During internment of Japanese-Americans in the Second World War, a series of allegations about detainees being “pampered” in camps centered around food. One New York Times headline from May 1943 reads, “Wyoming Senator Asserts Japanese Go Unrationed and Have Vast Stores of Food.” While much of the U.S. was using ration tickets to buy food, Senator Edward Robinson accused detainees of hoarding meat and mayonnaise in the camp at Heart Mountain, Wyoming, claiming they had enough supplies on hand to feed the camp population for “three years, seven months and fourteen days.” The actual historical record on Heart Mountain, not surprisingly, contains references to late food shipments in insufficient quantities.

The very idea of food for detainees remains a highly politicized subject—partly because detention is seen as a way to punish a targeted group, even when governments deny that punishment is the goal. In 2005, a group of political activists who saw reports on American torture as “military bashing,” assembled a book of their own: The Gitmo Cookbook. Gathering recipes for halal meals including curried eggs, tandoori chicken, and Lyonnaise rice that the Navy had developed to serve those held on the Cuban base, the book’s authors aimed to show just how well detainees in American custody were treated. Nearly a decade would pass before the Senate Select Committee on Intelligence Torture Report verified many of the worst accusations of torture and abuse of detainees.

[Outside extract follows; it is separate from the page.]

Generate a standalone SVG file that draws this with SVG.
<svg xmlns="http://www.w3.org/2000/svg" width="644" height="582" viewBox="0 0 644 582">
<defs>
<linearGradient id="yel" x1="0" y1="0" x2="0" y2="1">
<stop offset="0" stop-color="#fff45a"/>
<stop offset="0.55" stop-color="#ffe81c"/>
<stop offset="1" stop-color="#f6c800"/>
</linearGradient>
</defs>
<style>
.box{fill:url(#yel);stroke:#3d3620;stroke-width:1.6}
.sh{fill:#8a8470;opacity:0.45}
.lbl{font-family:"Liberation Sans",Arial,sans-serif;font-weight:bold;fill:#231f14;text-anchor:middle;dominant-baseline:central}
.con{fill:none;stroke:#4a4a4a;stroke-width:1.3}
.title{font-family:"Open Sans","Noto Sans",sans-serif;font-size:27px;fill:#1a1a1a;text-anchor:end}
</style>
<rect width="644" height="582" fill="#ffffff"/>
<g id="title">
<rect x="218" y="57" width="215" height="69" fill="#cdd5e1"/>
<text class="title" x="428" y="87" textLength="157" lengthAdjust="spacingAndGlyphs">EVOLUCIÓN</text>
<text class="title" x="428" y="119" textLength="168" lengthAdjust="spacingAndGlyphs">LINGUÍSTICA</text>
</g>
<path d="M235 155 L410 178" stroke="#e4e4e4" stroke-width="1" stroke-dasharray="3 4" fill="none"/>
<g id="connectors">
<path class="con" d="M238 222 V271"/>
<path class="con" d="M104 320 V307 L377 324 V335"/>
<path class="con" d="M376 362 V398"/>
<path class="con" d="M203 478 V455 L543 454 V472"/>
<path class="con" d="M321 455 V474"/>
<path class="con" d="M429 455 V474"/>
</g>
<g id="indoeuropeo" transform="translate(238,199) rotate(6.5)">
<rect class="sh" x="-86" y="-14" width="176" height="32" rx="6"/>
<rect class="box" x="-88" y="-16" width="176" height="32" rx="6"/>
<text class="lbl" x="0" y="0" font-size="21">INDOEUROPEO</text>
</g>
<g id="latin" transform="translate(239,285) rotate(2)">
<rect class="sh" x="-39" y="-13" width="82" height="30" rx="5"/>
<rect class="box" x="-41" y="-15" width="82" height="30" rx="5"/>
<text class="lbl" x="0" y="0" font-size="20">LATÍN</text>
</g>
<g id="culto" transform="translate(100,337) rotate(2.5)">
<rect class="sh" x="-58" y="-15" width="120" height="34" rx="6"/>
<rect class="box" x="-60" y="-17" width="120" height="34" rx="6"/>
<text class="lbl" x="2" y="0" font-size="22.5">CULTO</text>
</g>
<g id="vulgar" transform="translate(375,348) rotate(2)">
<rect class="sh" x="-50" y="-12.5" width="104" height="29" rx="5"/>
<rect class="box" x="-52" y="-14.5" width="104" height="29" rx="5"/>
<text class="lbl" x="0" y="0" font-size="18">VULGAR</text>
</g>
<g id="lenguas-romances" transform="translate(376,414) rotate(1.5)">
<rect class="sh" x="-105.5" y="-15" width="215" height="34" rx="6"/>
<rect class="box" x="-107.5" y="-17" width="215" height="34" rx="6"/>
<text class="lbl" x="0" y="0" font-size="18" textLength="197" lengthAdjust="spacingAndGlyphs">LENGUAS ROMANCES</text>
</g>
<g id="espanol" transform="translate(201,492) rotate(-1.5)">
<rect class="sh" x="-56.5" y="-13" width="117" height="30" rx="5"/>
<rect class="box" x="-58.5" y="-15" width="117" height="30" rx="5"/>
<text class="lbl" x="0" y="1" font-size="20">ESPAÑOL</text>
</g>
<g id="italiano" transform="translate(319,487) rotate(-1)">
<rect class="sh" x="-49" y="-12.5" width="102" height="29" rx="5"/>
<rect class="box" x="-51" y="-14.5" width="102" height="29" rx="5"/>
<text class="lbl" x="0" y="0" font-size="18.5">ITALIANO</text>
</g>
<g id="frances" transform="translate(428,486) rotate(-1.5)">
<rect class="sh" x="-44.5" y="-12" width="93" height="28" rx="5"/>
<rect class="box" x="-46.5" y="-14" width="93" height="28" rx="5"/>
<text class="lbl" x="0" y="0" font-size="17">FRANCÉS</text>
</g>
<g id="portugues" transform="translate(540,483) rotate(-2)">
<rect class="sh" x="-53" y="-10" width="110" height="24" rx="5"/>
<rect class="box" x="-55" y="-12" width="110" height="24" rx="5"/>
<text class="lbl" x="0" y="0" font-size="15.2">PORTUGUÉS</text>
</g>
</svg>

Why do propangandists feel the need to ascribe gluttony, extravagant meals, or hoarding to detainees? Food is so basic to existence that our common need for it provides the root of our ability to empathize with one another. This empathy lies at the heart of how society functions. When propagandists want to show that those held without trial do not deserve empathy, or are abusing it, they use stories of lavish food as a way to further isolate detainees from society.

Written and spoken recipes offer a performance of survival when survival is uncertain. They provide detainees the kind of social interactions that camps are typically created to prevent.

A similar principle is at work when prisoners take comfort from the shared ritual of imagined meals. Written and spoken recipes offer a performance of survival when survival is uncertain. They provide detainees the kind of social interactions that camps are typically created to prevent. Sharing the desire for a specific food prepared a specific way further takes the animal impulse to survive and transforms it into art, reasserting the shared humanity of both the teller and the listeners.

Food offers those closed off from society a way to resurrect its ghost behind barbed wire. In China’s Xihongsan Mine labor camp in 1961, prisoner Harry Wu recalled “food-imagining parties.” Inside stone barracks atop a tamped mud floor, Wu described how one person would take a turn, and the next night, another detainee would reciprocate.

Wu was himself altogether ignorant of cooking but joined in, using invention where experience failed him. Before going to sleep, inmates lovingly narrated the creation of a favorite dish, sometimes a secret recipe from childhood or something specific to their home province. “We would explain in detail how to cut the ingredients, how to season them, mix them, and arrange them on the plate.” Once the dish was ready to eat, the detainee would first describe the smell, and then the taste. Decades later, Wu recalled the spell that was cast. “Everyone,” he wrote, “would listen in silence.”